Шёпоты и крики

В Москве завершился второй фестиваль «Территория», придуманный Евгением Мироновым, Кириллом Серебренниковым, Чулпан Хаматовой, Романом Должанским, Теодором Курентзисом и Андреем Уваровым как принципиально новый образовательный проект в поддержку актуального искусства

Территорию танца на фестивале представляли пять спектаклей. Первый — «Вываливающиеся старухи» — безоговорочно порадовал. Алексей Ратманский сочинил на вокальный цикл Л. Десятникова «Любовь и жизнь поэта» по стихам Н. Олейникова и Д. Хармса талантливое и остроумное произведение, в котором занял молодых солистов Большого театра и сам вышел на сцену. Лихое и смелое представление, показанное только дважды, можно было бы счесть «капустником», не будь в нем абсолютной точности танцевального попадания в поэзию обэриутов.

Финский хореограф Теро Сааринен, в дни V Чеховского фестиваля покоривший Москву легким дыханием своего “Kaze” («Ветер»), на этот раз предстал как танцовщик в моноспектаклях «Человек в комнате» в постановке Каролин Карлсон и собственном опусе «Охота» (на музыку «Весны священной» И. Стравинского).

Сколько «Весен» (начиная с культовой бежаровской и завершая одной из последних — канадки Мари Шуинар) видел даже неизбалованный российский зритель — не счесть. «Весна священная», поставленная французским хореографом Эдди Маалемом и исполненная чернокожими танцовщиками, не стала ни событием, ни разочарованием (хоть и аккумулировала в себе все известное об этом балете, включая свальный грех).

Самым же ожидаемым событием был “VSPRS”, открывающий российскому зрителю новое имя — Алан Платель. “VSPRS” — жесткое произношение английского “Vespers” (вечерня), по аналогии с “Vespro della Beata Vergine” («Вечерня Пресвятой Деве») К. Монтеверди в интерпретации Фабрицио Кассоля.
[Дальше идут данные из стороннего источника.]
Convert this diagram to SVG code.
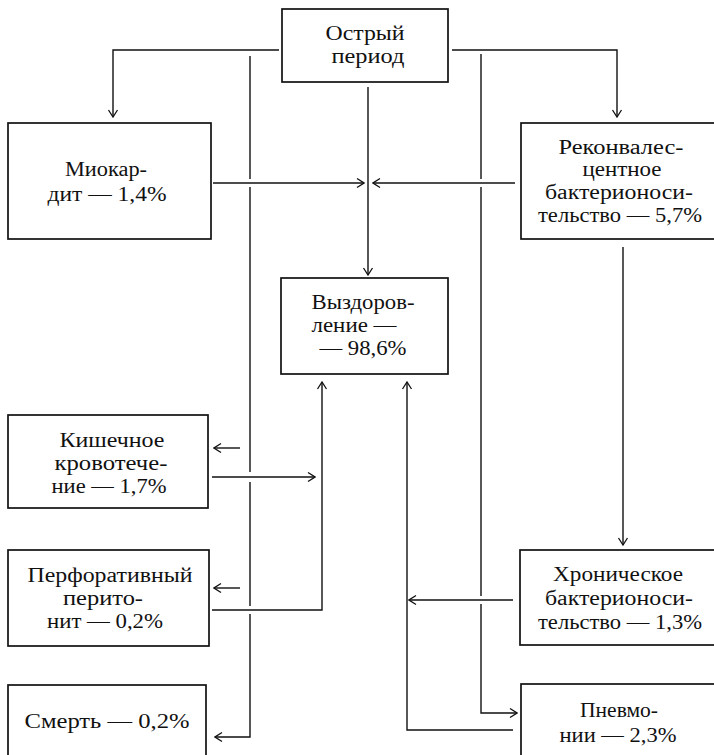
<svg xmlns="http://www.w3.org/2000/svg" width="714" height="755" viewBox="0 0 714 755">
<style>
.box{fill:#fff;stroke:#111;stroke-width:1.7}
.t{font-family:"Liberation Serif","Times New Roman",serif;font-size:20px;text-anchor:middle;fill:#111}
.c{fill:none;stroke:#111;stroke-width:1.4}
</style>
<defs>
<marker id="ah" markerUnits="userSpaceOnUse" viewBox="-9 -6 10 12" refX="0" refY="0" markerWidth="10" markerHeight="12" orient="auto">
<path d="M-7,-4.5 L0,0 L-7,4.5" fill="none" stroke="#111" stroke-width="1.3"/>
</marker>
</defs>
<rect width="714" height="755" fill="#fff"/>
<g id="connectors">
<path class="c" d="M279,50 H113 V117" marker-end="url(#ah)"/>
<path class="c" d="M452,50 H617 V117" marker-end="url(#ah)"/>
<path class="c" d="M368,87 V275" marker-end="url(#ah)"/>
<path class="c" d="M213,183 H364" marker-end="url(#ah)"/>
<path class="c" d="M515,183 H373" marker-end="url(#ah)"/>
<path class="c" d="M250,56 V179 M250,187 V472 M250,482 V606 M250,614 V737 H215" marker-end="url(#ah)"/>
<path class="c" d="M240,448 H214" marker-end="url(#ah)"/>
<path class="c" d="M240,588 H214" marker-end="url(#ah)"/>
<path class="c" d="M212,477 H315" marker-end="url(#ah)"/>
<path class="c" d="M212,610 H322 V382" marker-end="url(#ah)"/>
<path class="c" d="M623,247 V545" marker-end="url(#ah)"/>
<path class="c" d="M513,600 H409" marker-end="url(#ah)"/>
<path class="c" d="M513,730 H407 V382" marker-end="url(#ah)"/>
<path class="c" d="M481,54 V179 M481,187 V596 M481,604 V713 H517" marker-end="url(#ah)"/>
</g>
<g id="acute">
<rect class="box" x="282" y="9" width="166" height="73"/>
<text class="t" x="365" y="40" textLength="79" lengthAdjust="spacingAndGlyphs">Острый</text>
<text class="t" x="368" y="63" textLength="73" lengthAdjust="spacingAndGlyphs">период</text>
</g>
<g id="myocarditis">
<rect class="box" x="8" y="123" width="203" height="116"/>
<text class="t" x="106" y="176" textLength="82" lengthAdjust="spacingAndGlyphs">Миокар-</text>
<text class="t" x="107" y="201" textLength="119" lengthAdjust="spacingAndGlyphs">дит — 1,4%</text>
</g>
<g id="reconvalescent">
<rect class="box" x="521" y="123" width="200" height="116"/>
<text class="t" x="621" y="154" textLength="125" lengthAdjust="spacingAndGlyphs">Реконвалес-</text>
<text class="t" x="622" y="176" textLength="79" lengthAdjust="spacingAndGlyphs">центное</text>
<text class="t" x="619" y="199" textLength="148" lengthAdjust="spacingAndGlyphs">бактерионоси-</text>
<text class="t" x="620" y="222" textLength="164" lengthAdjust="spacingAndGlyphs">тельство — 5,7%</text>
</g>
<g id="recovery">
<rect class="box" x="281" y="278" width="167" height="96"/>
<text class="t" x="363" y="309" textLength="103" lengthAdjust="spacingAndGlyphs">Выздоров-</text>
<text class="t" x="354" y="332" textLength="85" lengthAdjust="spacingAndGlyphs">ление —</text>
<text class="t" x="363" y="355" textLength="87" lengthAdjust="spacingAndGlyphs">— 98,6%</text>
</g>
<g id="bleeding">
<rect class="box" x="8" y="415" width="200" height="93"/>
<text class="t" x="112" y="447" textLength="105" lengthAdjust="spacingAndGlyphs">Кишечное</text>
<text class="t" x="111" y="470" textLength="113" lengthAdjust="spacingAndGlyphs">кровотече-</text>
<text class="t" x="109" y="493" textLength="115" lengthAdjust="spacingAndGlyphs">ние — 1,7%</text>
</g>
<g id="peritonitis">
<rect class="box" x="8" y="550" width="201" height="96"/>
<text class="t" x="110" y="582" textLength="165" lengthAdjust="spacingAndGlyphs">Перфоративный</text>
<text class="t" x="103" y="605" textLength="80" lengthAdjust="spacingAndGlyphs">перито-</text>
<text class="t" x="105" y="628" textLength="116" lengthAdjust="spacingAndGlyphs">нит — 0,2%</text>
</g>
<g id="death">
<rect class="box" x="8" y="685" width="198" height="80"/>
<text class="t" x="107" y="728" textLength="165" lengthAdjust="spacingAndGlyphs">Смерть — 0,2%</text>
</g>
<g id="chronic">
<rect class="box" x="520" y="550" width="200" height="95"/>
<text class="t" x="618" y="581" textLength="130" lengthAdjust="spacingAndGlyphs">Хроническое</text>
<text class="t" x="619" y="605" textLength="148" lengthAdjust="spacingAndGlyphs">бактерионоси-</text>
<text class="t" x="620" y="629" textLength="164" lengthAdjust="spacingAndGlyphs">тельство — 1,3%</text>
</g>
<g id="pneumonia">
<rect class="box" x="521" y="684" width="200" height="80"/>
<text class="t" x="619" y="717" textLength="78" lengthAdjust="spacingAndGlyphs">Пневмо-</text>
<text class="t" x="618" y="742" textLength="117" lengthAdjust="spacingAndGlyphs">нии — 2,3%</text>
</g>
</svg>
Любое слово, лишенное гласных, становится колким, прыгающим, неуправляемым. Именно так можно охарактеризовать резкую, рваную пластику, словно потерявших контроль над своими телами, исполнителей, что, к слову сказать, типично для contemporary dance. Но даже сегодня (несмотря на то, что ХХ век взломал все табу и вытащил на свет все, что доселе скрывалось от посторонних глаз) далеко не каждый спектакль завершается актом коллективной мастурбации. Шокирующий пафос “VSPRS” — в его претензии на откровение. Поначалу он отсылает к постановкам Пины Бауш (гора на сцене, интернациональная труппа), чьи артисты обращаются к зрительному залу, дабы установить с ним интимный контакт. У Плателя же апелляция к публике — чистый эпатаж. Одна исполнительница, хорошо говорящая по-русски, даже декламирует «стихи о какашке». Бауш, начинавшая как адепт экспрессионистки Мэри Вигман, ныне ставит спектакли о любви и сострадании. К этому же призывает и Платель, выбирая иные средства воздействия. “VSPRS” напоминает красивую надтреснутую чашку. О чаше заставляет задуматься и «отсыл» к богослужению. В начале спектакля артист пытается трясущимися руками преломить хлеб или хотя бы откусить от буханки, а в финале — испить воды из пластмассовой бутылочки. В результате он утоляет жажду, облив себя с ног до головы, олицетворяя невозможность современного человека нормальным евхаристическим путем стать сопричастным Богу. Собственно говоря, спектакль Плателя (включая шокирующие моменты) — об этом. Артисты объединяются в дуэты и исполняют виртуозные соло — акробатические и танцевальные, используя весь арсенал имеющихся средств: степ, брейк, пуанты, с которых исполнительница низвергается, как в пропасть. Но блеск мастерства здесь ничего не решает: для героев спектакля небеса пусты…

P. S. Из созвучия слов vespers и whispers (шепоты) возникает еще одна ассоциация с классикой кино — «Шепоты и крики», быть может, самым беспощадным и шокирующим фильмом Ингмара Бергмана, заставлявшим часть зрителей рыдать, а другую — возмущенно покидать зал.